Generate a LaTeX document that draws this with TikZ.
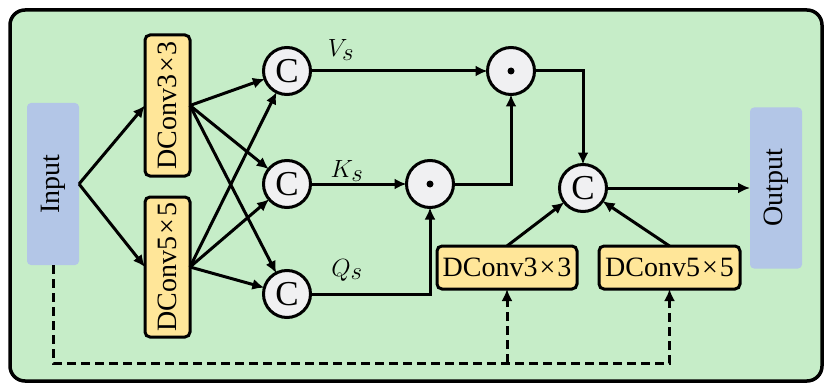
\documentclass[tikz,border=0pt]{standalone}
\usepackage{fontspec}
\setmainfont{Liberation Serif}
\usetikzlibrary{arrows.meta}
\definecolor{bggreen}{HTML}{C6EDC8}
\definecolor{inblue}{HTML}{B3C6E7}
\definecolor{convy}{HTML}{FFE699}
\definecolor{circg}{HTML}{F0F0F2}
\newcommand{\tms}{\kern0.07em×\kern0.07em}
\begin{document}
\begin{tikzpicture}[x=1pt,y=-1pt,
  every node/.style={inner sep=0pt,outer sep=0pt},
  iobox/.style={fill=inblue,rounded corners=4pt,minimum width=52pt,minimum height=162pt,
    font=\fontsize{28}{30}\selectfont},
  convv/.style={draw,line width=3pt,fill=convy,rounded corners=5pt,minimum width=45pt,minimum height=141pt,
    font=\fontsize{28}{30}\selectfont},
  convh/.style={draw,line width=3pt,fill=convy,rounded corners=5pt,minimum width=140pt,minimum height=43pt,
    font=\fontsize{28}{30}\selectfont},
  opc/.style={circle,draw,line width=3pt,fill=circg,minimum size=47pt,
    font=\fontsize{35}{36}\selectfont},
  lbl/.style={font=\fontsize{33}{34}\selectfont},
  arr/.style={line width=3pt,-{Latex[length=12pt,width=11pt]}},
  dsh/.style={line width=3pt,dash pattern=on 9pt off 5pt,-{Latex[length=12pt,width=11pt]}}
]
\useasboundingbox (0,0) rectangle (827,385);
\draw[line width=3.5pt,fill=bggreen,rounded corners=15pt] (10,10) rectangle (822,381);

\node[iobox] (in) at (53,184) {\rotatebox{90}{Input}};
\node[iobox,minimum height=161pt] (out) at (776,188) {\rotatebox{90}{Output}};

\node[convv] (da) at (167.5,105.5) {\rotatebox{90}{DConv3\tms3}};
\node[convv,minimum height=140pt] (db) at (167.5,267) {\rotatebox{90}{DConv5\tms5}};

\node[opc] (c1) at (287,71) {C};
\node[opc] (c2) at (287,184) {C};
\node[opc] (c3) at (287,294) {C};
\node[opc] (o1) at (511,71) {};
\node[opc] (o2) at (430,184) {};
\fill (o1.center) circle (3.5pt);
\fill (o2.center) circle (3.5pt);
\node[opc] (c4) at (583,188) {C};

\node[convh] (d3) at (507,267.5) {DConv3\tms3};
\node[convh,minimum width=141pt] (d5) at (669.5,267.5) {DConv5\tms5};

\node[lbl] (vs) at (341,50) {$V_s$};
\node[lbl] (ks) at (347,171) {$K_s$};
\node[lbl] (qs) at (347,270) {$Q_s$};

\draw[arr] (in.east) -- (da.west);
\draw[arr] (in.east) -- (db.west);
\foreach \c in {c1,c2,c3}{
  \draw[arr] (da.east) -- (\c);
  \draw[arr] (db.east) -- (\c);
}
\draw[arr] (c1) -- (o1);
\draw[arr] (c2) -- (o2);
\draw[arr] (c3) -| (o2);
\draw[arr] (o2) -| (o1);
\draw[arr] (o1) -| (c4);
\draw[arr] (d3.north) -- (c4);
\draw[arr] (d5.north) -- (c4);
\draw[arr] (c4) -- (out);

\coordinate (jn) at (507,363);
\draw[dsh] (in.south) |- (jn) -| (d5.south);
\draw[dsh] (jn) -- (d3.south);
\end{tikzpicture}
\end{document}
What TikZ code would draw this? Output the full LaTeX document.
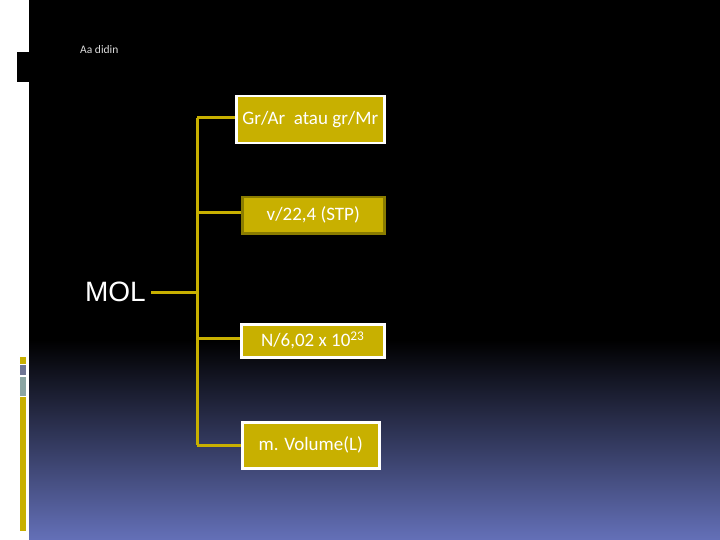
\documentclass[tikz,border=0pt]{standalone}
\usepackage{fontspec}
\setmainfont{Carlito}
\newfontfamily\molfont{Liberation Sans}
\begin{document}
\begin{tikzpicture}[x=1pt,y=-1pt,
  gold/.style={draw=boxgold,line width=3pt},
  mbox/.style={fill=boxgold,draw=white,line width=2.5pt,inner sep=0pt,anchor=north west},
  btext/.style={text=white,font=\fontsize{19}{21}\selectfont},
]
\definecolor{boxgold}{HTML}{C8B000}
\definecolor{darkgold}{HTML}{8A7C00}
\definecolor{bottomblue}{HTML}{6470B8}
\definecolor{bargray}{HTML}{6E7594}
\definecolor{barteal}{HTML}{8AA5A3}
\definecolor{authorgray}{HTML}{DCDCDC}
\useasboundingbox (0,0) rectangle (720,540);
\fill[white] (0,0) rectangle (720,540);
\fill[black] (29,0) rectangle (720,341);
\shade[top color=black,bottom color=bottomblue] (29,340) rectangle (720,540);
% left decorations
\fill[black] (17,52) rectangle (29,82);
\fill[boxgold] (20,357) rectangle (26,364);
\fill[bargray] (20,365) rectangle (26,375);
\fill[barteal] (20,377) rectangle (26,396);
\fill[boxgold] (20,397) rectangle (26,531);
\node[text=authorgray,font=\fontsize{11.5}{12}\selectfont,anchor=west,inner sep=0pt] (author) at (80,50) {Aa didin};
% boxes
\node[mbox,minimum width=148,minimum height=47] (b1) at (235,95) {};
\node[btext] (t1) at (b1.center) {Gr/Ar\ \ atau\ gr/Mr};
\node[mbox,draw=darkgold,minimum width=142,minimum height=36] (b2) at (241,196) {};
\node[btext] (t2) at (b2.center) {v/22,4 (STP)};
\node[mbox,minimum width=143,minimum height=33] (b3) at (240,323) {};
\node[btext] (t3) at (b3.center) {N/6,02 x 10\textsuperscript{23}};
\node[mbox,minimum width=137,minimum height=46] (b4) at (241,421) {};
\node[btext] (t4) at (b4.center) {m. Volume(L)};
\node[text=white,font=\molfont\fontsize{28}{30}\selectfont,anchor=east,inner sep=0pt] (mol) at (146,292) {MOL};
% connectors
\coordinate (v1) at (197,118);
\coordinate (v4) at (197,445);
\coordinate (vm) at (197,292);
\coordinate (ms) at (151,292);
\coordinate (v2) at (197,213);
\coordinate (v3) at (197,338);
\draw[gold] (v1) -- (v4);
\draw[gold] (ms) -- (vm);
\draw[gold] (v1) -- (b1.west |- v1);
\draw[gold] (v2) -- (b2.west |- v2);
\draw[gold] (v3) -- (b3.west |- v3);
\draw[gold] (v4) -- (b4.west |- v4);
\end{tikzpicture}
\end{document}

━━━━━━━━

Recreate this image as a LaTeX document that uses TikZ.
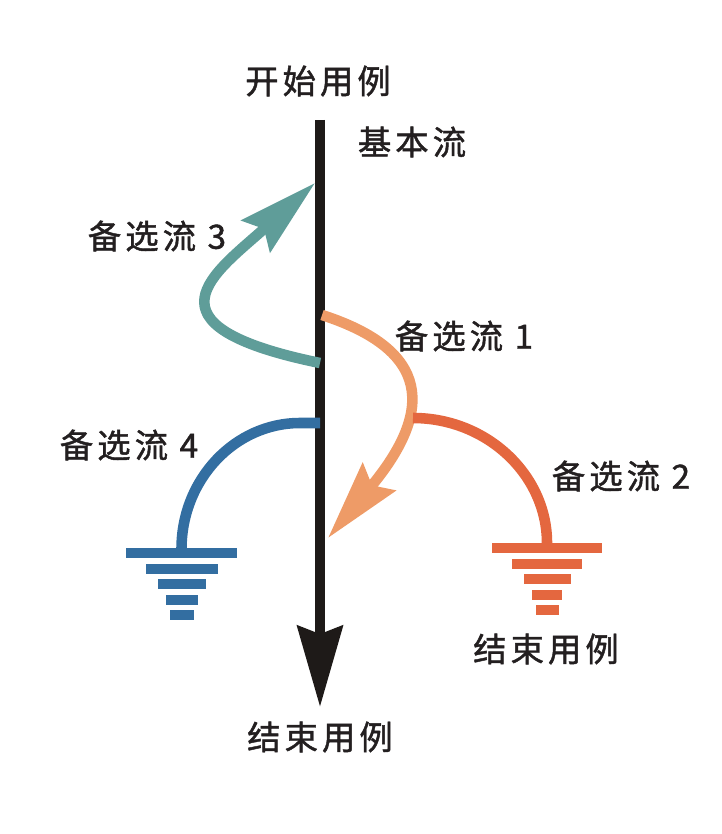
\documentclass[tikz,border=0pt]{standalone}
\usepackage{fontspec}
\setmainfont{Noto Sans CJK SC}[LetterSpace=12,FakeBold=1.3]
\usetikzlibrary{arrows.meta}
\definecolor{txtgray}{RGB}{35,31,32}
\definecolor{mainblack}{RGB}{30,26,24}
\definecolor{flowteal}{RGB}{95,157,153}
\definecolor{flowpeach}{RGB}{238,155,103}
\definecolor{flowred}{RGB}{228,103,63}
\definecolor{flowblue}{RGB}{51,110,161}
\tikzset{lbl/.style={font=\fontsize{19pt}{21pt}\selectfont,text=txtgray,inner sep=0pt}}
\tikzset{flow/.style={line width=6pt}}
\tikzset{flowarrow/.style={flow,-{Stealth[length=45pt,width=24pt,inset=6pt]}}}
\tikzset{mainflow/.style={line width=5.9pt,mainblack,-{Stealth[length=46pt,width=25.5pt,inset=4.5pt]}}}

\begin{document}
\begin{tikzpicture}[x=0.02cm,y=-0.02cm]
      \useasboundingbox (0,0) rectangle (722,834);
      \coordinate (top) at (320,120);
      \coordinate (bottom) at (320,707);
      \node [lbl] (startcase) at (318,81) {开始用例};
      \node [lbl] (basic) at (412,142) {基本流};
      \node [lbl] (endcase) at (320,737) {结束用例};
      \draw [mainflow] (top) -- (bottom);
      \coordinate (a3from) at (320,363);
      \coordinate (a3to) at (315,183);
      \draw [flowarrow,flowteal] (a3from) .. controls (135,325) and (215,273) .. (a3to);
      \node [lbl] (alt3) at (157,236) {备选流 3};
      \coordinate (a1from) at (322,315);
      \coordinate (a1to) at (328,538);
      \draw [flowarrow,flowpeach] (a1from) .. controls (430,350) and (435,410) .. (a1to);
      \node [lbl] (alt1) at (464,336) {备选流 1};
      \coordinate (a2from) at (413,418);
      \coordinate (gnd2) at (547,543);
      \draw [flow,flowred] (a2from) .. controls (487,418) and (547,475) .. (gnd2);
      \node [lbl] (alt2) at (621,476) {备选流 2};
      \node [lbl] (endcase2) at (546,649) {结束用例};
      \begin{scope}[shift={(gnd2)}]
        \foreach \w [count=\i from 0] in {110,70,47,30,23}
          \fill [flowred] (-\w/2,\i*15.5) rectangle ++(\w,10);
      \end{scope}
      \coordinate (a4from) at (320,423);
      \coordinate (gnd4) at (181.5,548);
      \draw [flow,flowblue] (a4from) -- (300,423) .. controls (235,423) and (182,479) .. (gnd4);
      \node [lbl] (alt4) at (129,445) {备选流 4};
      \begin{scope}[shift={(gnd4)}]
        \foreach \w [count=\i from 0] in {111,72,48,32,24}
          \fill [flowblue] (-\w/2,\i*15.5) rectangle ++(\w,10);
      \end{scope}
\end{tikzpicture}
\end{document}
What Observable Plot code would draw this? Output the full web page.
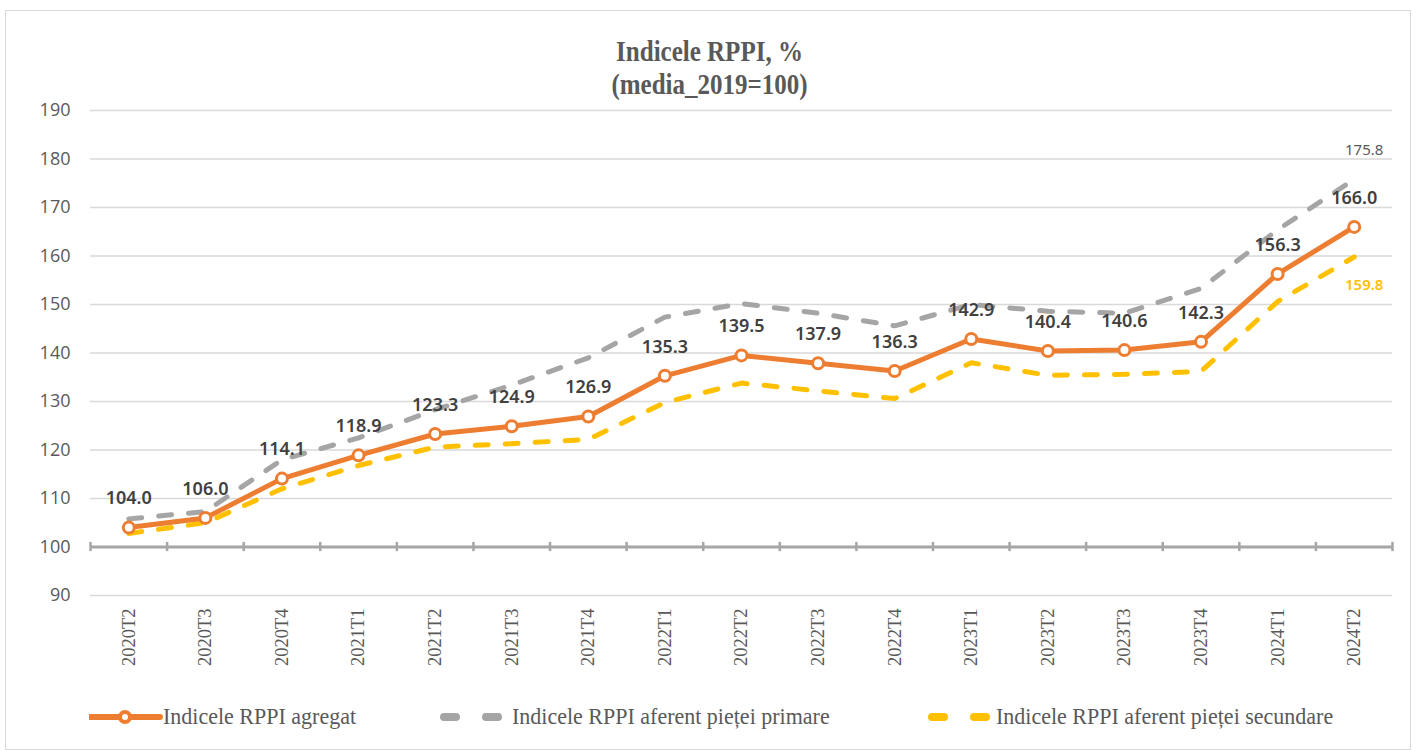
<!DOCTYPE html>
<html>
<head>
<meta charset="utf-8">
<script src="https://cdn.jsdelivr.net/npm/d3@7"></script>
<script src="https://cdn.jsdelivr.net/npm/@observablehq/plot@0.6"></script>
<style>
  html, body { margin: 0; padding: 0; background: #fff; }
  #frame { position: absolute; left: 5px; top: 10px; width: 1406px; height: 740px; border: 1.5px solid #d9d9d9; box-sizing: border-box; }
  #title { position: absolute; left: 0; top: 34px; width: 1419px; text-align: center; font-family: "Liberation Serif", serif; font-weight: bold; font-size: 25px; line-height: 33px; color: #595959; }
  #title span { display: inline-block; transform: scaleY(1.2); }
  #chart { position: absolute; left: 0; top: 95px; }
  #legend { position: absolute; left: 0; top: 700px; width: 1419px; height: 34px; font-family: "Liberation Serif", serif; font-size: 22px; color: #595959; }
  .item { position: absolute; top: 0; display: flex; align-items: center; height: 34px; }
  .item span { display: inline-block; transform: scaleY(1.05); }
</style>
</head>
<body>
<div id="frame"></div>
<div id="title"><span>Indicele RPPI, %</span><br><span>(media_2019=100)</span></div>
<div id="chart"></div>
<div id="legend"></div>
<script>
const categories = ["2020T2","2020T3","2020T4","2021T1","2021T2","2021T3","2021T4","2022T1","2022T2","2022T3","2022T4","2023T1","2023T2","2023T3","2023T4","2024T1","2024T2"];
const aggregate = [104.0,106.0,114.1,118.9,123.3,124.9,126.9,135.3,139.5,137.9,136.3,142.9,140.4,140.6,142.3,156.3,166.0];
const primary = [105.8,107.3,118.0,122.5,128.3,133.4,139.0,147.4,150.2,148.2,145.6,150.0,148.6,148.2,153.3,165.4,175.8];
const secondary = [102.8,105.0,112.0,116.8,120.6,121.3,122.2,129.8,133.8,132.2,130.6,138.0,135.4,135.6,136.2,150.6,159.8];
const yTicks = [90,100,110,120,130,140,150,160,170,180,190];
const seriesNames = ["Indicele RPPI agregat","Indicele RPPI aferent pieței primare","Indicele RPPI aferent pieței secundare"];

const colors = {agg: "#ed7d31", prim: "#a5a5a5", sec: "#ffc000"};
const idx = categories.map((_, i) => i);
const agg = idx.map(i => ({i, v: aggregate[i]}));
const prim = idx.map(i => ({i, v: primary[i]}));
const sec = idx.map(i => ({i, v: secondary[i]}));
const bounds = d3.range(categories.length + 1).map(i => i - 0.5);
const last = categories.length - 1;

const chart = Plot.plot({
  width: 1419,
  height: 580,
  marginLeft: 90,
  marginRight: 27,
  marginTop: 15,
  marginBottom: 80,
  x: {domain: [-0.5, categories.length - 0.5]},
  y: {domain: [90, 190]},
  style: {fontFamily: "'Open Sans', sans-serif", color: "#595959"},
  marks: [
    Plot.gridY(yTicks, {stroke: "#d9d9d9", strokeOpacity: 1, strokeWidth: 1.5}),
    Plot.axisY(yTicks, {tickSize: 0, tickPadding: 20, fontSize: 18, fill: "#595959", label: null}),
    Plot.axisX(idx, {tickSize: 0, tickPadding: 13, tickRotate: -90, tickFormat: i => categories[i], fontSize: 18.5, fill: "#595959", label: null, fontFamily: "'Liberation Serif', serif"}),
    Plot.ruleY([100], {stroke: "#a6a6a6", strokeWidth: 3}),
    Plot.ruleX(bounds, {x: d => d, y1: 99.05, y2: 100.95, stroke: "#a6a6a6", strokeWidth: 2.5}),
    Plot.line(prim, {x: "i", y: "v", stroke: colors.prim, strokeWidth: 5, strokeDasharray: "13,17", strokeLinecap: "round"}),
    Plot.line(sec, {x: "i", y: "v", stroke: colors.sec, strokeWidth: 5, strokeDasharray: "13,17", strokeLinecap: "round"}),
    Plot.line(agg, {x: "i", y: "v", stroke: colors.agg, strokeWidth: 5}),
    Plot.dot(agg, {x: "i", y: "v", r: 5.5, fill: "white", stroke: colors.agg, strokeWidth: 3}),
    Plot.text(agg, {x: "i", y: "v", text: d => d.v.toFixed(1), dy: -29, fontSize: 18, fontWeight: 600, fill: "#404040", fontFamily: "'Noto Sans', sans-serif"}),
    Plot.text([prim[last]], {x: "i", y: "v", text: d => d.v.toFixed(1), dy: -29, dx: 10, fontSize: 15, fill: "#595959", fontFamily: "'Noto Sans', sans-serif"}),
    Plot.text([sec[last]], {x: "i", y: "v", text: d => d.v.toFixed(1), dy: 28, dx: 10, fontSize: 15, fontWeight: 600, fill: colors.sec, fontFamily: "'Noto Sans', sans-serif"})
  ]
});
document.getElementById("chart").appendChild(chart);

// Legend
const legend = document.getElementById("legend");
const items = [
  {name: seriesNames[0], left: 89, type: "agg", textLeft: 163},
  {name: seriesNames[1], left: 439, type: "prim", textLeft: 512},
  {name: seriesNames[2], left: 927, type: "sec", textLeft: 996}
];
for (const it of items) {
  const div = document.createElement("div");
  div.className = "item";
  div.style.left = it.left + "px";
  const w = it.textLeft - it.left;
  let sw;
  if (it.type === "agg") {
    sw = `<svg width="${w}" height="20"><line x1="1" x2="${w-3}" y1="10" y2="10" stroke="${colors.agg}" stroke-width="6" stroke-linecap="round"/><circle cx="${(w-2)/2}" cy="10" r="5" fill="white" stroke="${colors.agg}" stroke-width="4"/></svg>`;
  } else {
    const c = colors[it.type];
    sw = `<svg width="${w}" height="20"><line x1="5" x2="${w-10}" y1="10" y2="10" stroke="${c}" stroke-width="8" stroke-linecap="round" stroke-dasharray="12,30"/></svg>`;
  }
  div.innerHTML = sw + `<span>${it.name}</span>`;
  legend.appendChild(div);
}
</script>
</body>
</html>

━━━━━━━━

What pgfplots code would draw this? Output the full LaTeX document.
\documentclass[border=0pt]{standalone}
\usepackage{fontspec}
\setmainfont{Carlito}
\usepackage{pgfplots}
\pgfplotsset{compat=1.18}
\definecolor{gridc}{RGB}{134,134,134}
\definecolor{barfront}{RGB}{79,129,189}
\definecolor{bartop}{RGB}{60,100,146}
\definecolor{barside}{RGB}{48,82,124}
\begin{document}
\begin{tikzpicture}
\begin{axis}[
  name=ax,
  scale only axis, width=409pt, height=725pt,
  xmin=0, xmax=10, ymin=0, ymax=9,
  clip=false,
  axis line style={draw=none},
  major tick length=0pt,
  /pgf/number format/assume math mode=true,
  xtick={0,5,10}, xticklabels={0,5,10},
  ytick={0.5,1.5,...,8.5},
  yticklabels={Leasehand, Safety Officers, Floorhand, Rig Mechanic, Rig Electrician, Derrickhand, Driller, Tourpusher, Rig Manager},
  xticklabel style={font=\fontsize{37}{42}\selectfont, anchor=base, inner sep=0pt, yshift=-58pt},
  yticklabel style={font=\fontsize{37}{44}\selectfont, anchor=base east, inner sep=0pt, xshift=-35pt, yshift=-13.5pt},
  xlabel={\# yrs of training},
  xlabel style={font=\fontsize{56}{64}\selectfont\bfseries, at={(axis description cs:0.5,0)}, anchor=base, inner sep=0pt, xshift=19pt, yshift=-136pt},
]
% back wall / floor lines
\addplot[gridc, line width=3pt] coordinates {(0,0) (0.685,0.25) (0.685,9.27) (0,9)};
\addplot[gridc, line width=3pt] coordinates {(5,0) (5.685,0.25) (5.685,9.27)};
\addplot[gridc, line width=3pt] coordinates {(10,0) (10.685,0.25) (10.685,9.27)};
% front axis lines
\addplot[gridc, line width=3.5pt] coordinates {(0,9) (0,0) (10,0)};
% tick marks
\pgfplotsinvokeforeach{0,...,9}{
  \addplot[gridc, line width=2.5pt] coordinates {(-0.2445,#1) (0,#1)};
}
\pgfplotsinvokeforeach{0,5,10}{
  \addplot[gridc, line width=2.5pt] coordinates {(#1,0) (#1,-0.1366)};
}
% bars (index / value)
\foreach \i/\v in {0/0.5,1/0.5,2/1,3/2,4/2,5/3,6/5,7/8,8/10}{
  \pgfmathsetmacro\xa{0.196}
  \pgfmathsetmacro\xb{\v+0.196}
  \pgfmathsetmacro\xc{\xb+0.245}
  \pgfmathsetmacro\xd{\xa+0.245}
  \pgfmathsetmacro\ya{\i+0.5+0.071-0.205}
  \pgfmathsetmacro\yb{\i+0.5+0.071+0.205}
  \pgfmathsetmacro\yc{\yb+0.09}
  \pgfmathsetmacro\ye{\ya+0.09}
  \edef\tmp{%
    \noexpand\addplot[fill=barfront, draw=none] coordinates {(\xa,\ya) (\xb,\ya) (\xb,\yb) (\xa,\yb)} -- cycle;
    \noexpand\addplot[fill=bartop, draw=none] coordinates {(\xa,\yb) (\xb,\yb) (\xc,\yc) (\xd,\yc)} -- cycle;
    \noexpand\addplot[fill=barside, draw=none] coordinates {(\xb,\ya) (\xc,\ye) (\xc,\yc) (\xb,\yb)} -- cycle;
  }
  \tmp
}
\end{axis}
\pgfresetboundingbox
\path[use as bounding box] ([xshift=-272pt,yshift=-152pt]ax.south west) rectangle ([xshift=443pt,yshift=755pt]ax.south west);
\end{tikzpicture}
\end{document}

━━━━━━━━

Copy out every line where the word "that" occurs.

- Task answer -
Generate a LaTeX document that draws this with TikZ.
Recreate this image as a LaTeX document that uses TikZ.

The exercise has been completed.